The commission chairman, often the board’s most high-profile member, helps set the agenda and run the public meetings. With the Democratic National Convention coming to Charlotte next year, the position gains even greater prominence. Cogdell is all but certain to make numerous television appearances and meet party luminaries and rub elbows with deep-pocketed campaign donors.
Commissioners annually elect a chairman and vice chairman in what is usually a routine vote.
Last year, Cogdell appeared poised to unseat Roberts, but withdrew from consideration at the last minute after withering criticism from his own party.
That move, which included a deal between Republicans and Cogdell, made Pendergraph vice chairman though he is not in the majority party.
This year, Roberts and other Democrats tried again to pressure Cogdell.
In the days leading up to Tuesday’s vote, Roberts lobbied board members to keep her as chairwoman and questioned whether Cogdell was capable of leading the board. A supporter leaked an email from Cogdell that harshly criticized Republican commissioner Bill James.
At Tuesday’s meeting, Roberts’ fans held up signs showing support. She cautioned them to remain courteous after crowd members drowned out Cogdell’s comments with jeers.
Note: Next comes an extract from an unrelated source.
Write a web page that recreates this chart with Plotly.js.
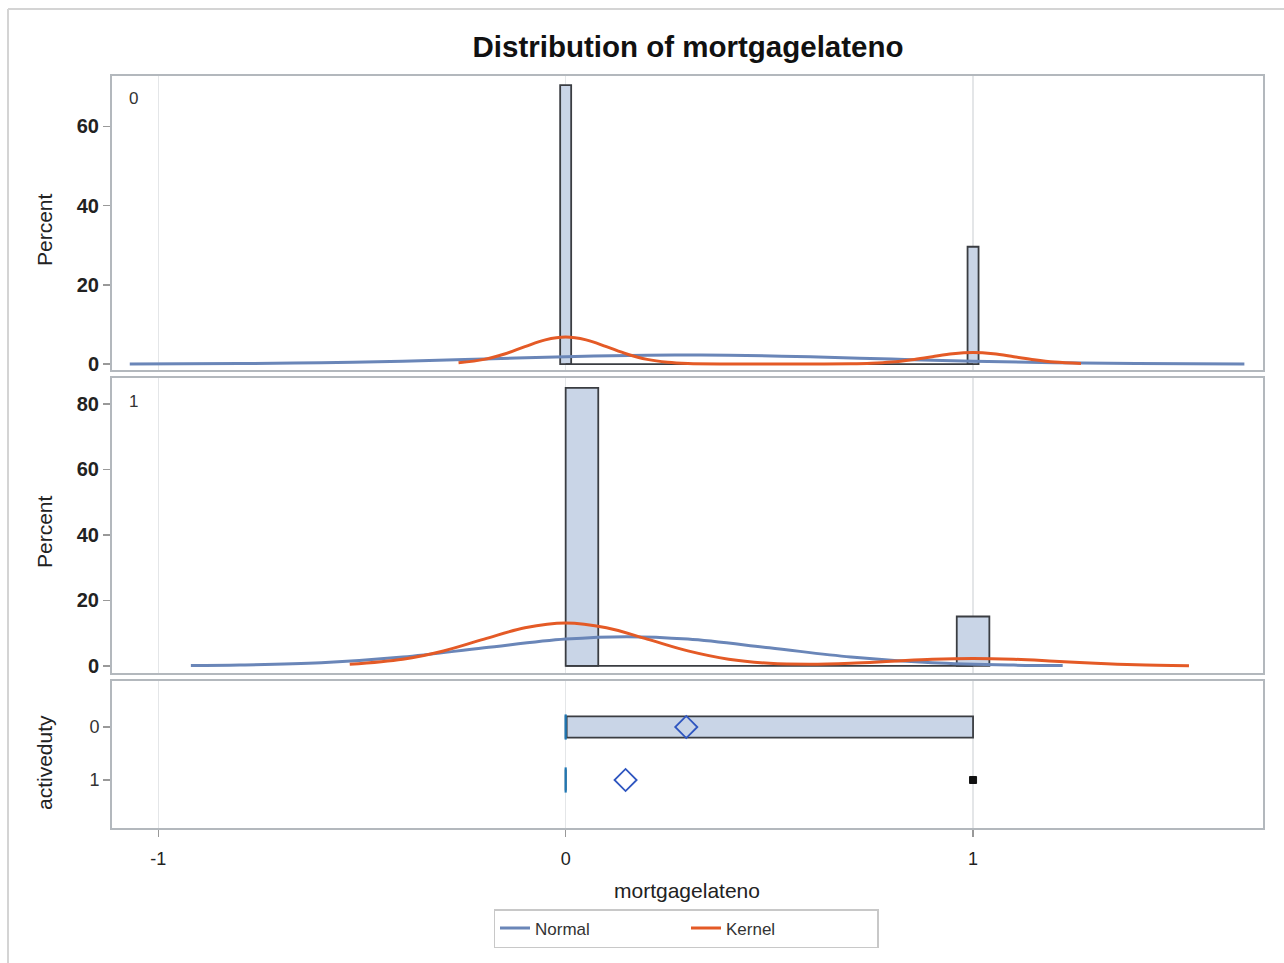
<!DOCTYPE html>
<html>
<head>
<meta charset="utf-8">
<script src="https://cdn.plot.ly/plotly-3.0.1.min.js"></script>
<style>html,body{margin:0;padding:0;background:#fff;}#chart{width:1284px;height:963px;}</style>
</head>
<body>
<div id="chart"></div>
<script>
// ---------- data ----------
// Panel activeduty = 0 : histogram (percent)
var histTopX = [0, 1];
var histTopY = [70.4, 29.6];
var histTopWidth = 0.027;
// Panel activeduty = 1 : histogram (percent)
var histMidX = [0.04, 1.0];
var histMidY = [84.9, 15.1];
var histMidWidth = 0.08;

// Normal curve, activeduty = 0
var normTopX = [-1.07, -0.8, -0.6, -0.4, -0.2, 0, 0.2, 0.3, 0.4, 0.6, 0.8, 1.0, 1.2, 1.4, 1.666];
var normTopY = [0.03, 0.13, 0.33, 0.72, 1.27, 1.86, 2.25, 2.3, 2.24, 1.84, 1.25, 0.70, 0.32, 0.12, 0.03];
// Kernel curve, activeduty = 0
var kernTopX = [-0.263, -0.2, -0.15, -0.1, -0.05, 0, 0.05, 0.1, 0.15, 0.2, 0.25, 0.3, 0.4, 0.5, 0.6, 0.7, 0.75, 0.8, 0.85, 0.9, 0.95, 1.0, 1.05, 1.1, 1.15, 1.2, 1.265];
var kernTopY = [0.33, 1.18, 2.55, 4.39, 6.1, 6.8, 6.1, 4.39, 2.55, 1.18, 0.44, 0.13, 0.01, 0.0, 0.01, 0.06, 0.19, 0.50, 1.09, 1.87, 2.60, 2.9, 2.60, 1.87, 1.09, 0.50, 0.13];

// Normal curve, activeduty = 1
var normMidX = [-0.92, -0.8, -0.6, -0.4, -0.2, 0, 0.15, 0.3, 0.5, 0.7, 0.9, 1.1, 1.22];
var normMidY = [0.10, 0.26, 0.98, 2.73, 5.53, 8.19, 8.94, 8.19, 5.53, 2.73, 0.98, 0.26, 0.10];
// Kernel curve, activeduty = 1
var kernMidX = [-0.53, -0.4, -0.3, -0.2, -0.1, 0, 0.1, 0.2, 0.3, 0.4, 0.5, 0.6, 0.7, 0.8, 0.9, 1.0, 1.1, 1.2, 1.3, 1.4, 1.53];
var kernMidY = [0.49, 2.03, 4.58, 8.2, 11.66, 13.1, 11.66, 8.2, 4.59, 2.06, 0.83, 0.55, 0.85, 1.44, 2.05, 2.3, 2.05, 1.44, 0.81, 0.36, 0.09];

// Box plot statistics by activeduty
var boxCats = ['0', '1'];
var boxQ1 = [0, 0];
var boxMedian = [0, 0];
var boxQ3 = [1, 0];
var boxLow = [0, 0];
var boxHigh = [1, 0];
var boxMean = [0.296, 0.147];
var outlierX = [1];
var outlierCat = ['1'];

var xTickVals = [-1, 0, 1];
var xTickText = ['-1', '0', '1'];

// ---------- styles ----------
var histFill = '#c9d5e7';
var histLine = '#3a3d42';
var normalColor = '#6a86b8';
var kernelColor = '#e45a26';
var meanColor = '#2f56c0';
var frameColor = '#b3b8bd';
var font = 'Liberation Sans, Arial, sans-serif';
var narrow = 'Liberation Sans Narrow, Arial Narrow, ' + font;

var traces = [];
// top panel
traces.push({type: 'bar', x: histTopX, y: histTopY, width: histTopWidth, xaxis: 'x3', yaxis: 'y3',
  marker: {color: histFill, line: {color: histLine, width: 1.8}}, showlegend: false});
traces.push({type: 'scatter', mode: 'lines', x: [0, 1], y: [0, 0], xaxis: 'x3', yaxis: 'y3',
  line: {color: histLine, width: 1.8}, showlegend: false, hoverinfo: 'skip'});
traces.push({type: 'scatter', mode: 'lines', x: normTopX, y: normTopY, xaxis: 'x3', yaxis: 'y3',
  line: {color: normalColor, width: 3, shape: 'spline'}, name: 'Normal', legendgroup: 'n', showlegend: true});
traces.push({type: 'scatter', mode: 'lines', x: kernTopX, y: kernTopY, xaxis: 'x3', yaxis: 'y3',
  line: {color: kernelColor, width: 3, shape: 'spline'}, name: 'Kernel', legendgroup: 'k', showlegend: true});
// middle panel
traces.push({type: 'bar', x: histMidX, y: histMidY, width: histMidWidth, xaxis: 'x2', yaxis: 'y2',
  marker: {color: histFill, line: {color: histLine, width: 1.8}}, showlegend: false});
traces.push({type: 'scatter', mode: 'lines', x: [0, 1], y: [0, 0], xaxis: 'x2', yaxis: 'y2',
  line: {color: histLine, width: 1.8}, showlegend: false, hoverinfo: 'skip'});
traces.push({type: 'scatter', mode: 'lines', x: normMidX, y: normMidY, xaxis: 'x2', yaxis: 'y2',
  line: {color: normalColor, width: 3, shape: 'spline'}, name: 'Normal', legendgroup: 'n', showlegend: false});
traces.push({type: 'scatter', mode: 'lines', x: kernMidX, y: kernMidY, xaxis: 'x2', yaxis: 'y2',
  line: {color: kernelColor, width: 3, shape: 'spline'}, name: 'Kernel', legendgroup: 'k', showlegend: false});
// box panel
for (var i = 0; i < boxCats.length; i++) {
  traces.push({type: 'box', orientation: 'h', y: [boxCats[i]], q1: [boxQ1[i]], median: [boxMedian[i]], q3: [boxQ3[i]],
    lowerfence: [boxLow[i]], upperfence: [boxHigh[i]], width: 0.4, whiskerwidth: 0,
    xaxis: 'x', yaxis: 'y', fillcolor: histFill, line: {color: '#3a3d42', width: 1.8},
    showlegend: false, boxpoints: false});
}
traces.push({type: 'scatter', mode: 'markers', x: boxMedian, y: boxCats, xaxis: 'x', yaxis: 'y',
  marker: {symbol: 'line-ns-open', size: 18, line: {color: meanColor, width: 2.2}}, showlegend: false});
traces.push({type: 'scatter', mode: 'markers', x: boxMean, y: boxCats, xaxis: 'x', yaxis: 'y',
  marker: {symbol: 'diamond-open', size: 17, color: meanColor, line: {color: meanColor, width: 1.8}}, showlegend: false});
traces.push({type: 'scatter', mode: 'markers', x: outlierX, y: outlierCat, xaxis: 'x', yaxis: 'y',
  marker: {symbol: 'square', size: 7, color: '#111', line: {color: '#111', width: 1}}, showlegend: false});

var W = 1284, H = 963;
function px(x) { return x / W; }
function py(y) { return 1 - y / H; }
var xDomain = [px(112), px(1263)];
var xRange = [-1.1136, 1.7117];

var common = {range: xRange, showgrid: true, gridcolor: '#e4e6e8', gridwidth: 1.2,
  tickvals: xTickVals, ticktext: xTickText, zeroline: false,
  showline: true, mirror: true, linecolor: frameColor, linewidth: 2};

var yTickFont = {size: 20, color: '#222', weight: 'bold'};

var layout = {
  width: W, height: H,
  margin: {l: 0, r: 0, t: 0, b: 0},
  paper_bgcolor: '#fff', plot_bgcolor: '#fff',
  font: {family: font, color: '#222'},
  showlegend: true,
  bargap: 0,
  title: {text: '<b>Distribution of mortgagelateno</b>', x: px(688), xanchor: 'center', y: py(47), yanchor: 'middle',
    font: {family: font, size: 29.5, color: '#111'}},
  xaxis: Object.assign({}, common, {domain: xDomain, anchor: 'y', ticks: 'outside', ticklen: 7, tickcolor: '#999',
    tickwidth: 1.5, showticklabels: true, ticklabelstandoff: 6, tickfont: {size: 18, color: '#222'}}),
  xaxis2: Object.assign({}, common, {domain: xDomain, anchor: 'y2', matches: 'x', showticklabels: false, ticks: ''}),
  xaxis3: Object.assign({}, common, {domain: xDomain, anchor: 'y3', matches: 'x', showticklabels: false, ticks: ''}),
  yaxis: {domain: [py(828), py(681)], type: 'category', categoryarray: boxCats, range: [1.906, -0.868],
    anchor: 'x', showgrid: false, zeroline: false, ticks: 'outside', ticklen: 7, tickcolor: '#999', tickwidth: 1.5,
    tickfont: {size: 18, color: '#333'}, showline: true, mirror: true, linecolor: frameColor, linewidth: 2},
  yaxis2: {domain: [py(672.5), py(378)], range: [-2.0, 87.9], anchor: 'x2', tickvals: [0, 20, 40, 60, 80],
    showgrid: false, zeroline: false, ticks: 'outside', ticklen: 7, tickcolor: '#999', tickwidth: 1.5,
    tickfont: yTickFont, showline: true, mirror: true, linecolor: frameColor, linewidth: 2},
  yaxis3: {domain: [py(370), py(76)], range: [-1.5, 72.7], anchor: 'x3', tickvals: [0, 20, 40, 60],
    showgrid: false, zeroline: false, ticks: 'outside', ticklen: 7, tickcolor: '#999', tickwidth: 1.5,
    tickfont: yTickFont, showline: true, mirror: true, linecolor: frameColor, linewidth: 2},
  legend: {orientation: 'h', x: px(686), xanchor: 'center', y: py(909), yanchor: 'top',
    bordercolor: '#c8c8c8', borderwidth: 1.5, bgcolor: '#fff', entrywidth: 146, entrywidthmode: 'pixels',
    font: {size: 17, color: '#333', family: font}, traceorder: 'normal'},
  annotations: [
    {text: 'Percent', xref: 'paper', yref: 'paper', x: px(44), y: py(229), xanchor: 'center', yanchor: 'middle',
      textangle: -90, showarrow: false, font: {family: narrow, size: 21, color: '#222'}},
    {text: 'Percent', xref: 'paper', yref: 'paper', x: px(44), y: py(531), xanchor: 'center', yanchor: 'middle',
      textangle: -90, showarrow: false, font: {family: narrow, size: 21, color: '#222'}},
    {text: 'activeduty', xref: 'paper', yref: 'paper', x: px(44), y: py(762), xanchor: 'center', yanchor: 'middle',
      textangle: -90, showarrow: false, font: {family: narrow, size: 21, color: '#222'}},
    {text: 'mortgagelateno', xref: 'paper', yref: 'paper', x: px(687), y: py(890), xanchor: 'center', yanchor: 'middle',
      showarrow: false, font: {family: font, size: 21, color: '#222'}},
    {text: '0', xref: 'paper', yref: 'paper', x: px(133), y: py(98), xanchor: 'center', yanchor: 'middle',
      showarrow: false, font: {family: font, size: 17, color: '#333'}},
    {text: '1', xref: 'paper', yref: 'paper', x: px(133), y: py(401), xanchor: 'center', yanchor: 'middle',
      showarrow: false, font: {family: font, size: 17, color: '#333'}}
  ],
  shapes: [
    {type: 'line', xref: 'paper', yref: 'paper', x0: px(8), x1: px(8), y0: 0, y1: py(9), line: {color: '#d4d4d4', width: 2}},
    {type: 'line', xref: 'paper', yref: 'paper', x0: px(8), x1: 1, y0: py(9), y1: py(9), line: {color: '#d4d4d4', width: 2}}
  ]
};

Plotly.newPlot('chart', traces, layout, {displayModeBar: false, staticPlot: true});
</script>
</body>
</html>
Commissioner Dunlap offered a blistering critique of Cogdell’s voting record. He said Cogdell voted to cut spending for social service programs despite receiving votes from constituents who rely on those programs.
Democratic commissioner Vilma Leake said the board chairman should be someone who is “loyal to your party.”
For Roberts, the vote is a major political setback. She recently announced she would not seek re-election in 2012, but said she wanted to remain chairwoman.
Roberts, who won election to the board in 2004, also has said she might seek higher office.
“Don’t worry about me, I haven’t lost anything tonight,” she said. “I have kept my integrity. … I have kept my promises to the Democratic Party.”
Since Cogdell announced his intentions to seek the chairmanship, Roberts has brought up discrimination against women in politics. She said it’s important that Democrats keep women in positions of power.
In a copy of prepared remarks handed out to the Observer prior to Tuesday’s vote, Roberts wrote: “After the events that have unfolded over the past weeks, you would think I would feel bitter, betrayed and angry. But I am none of these. I am not the first woman who has been shoved aside by a man, and I won’t be the last.”
Roberts strayed from her prepared statement at the meeting and did not include those remarks in her speech.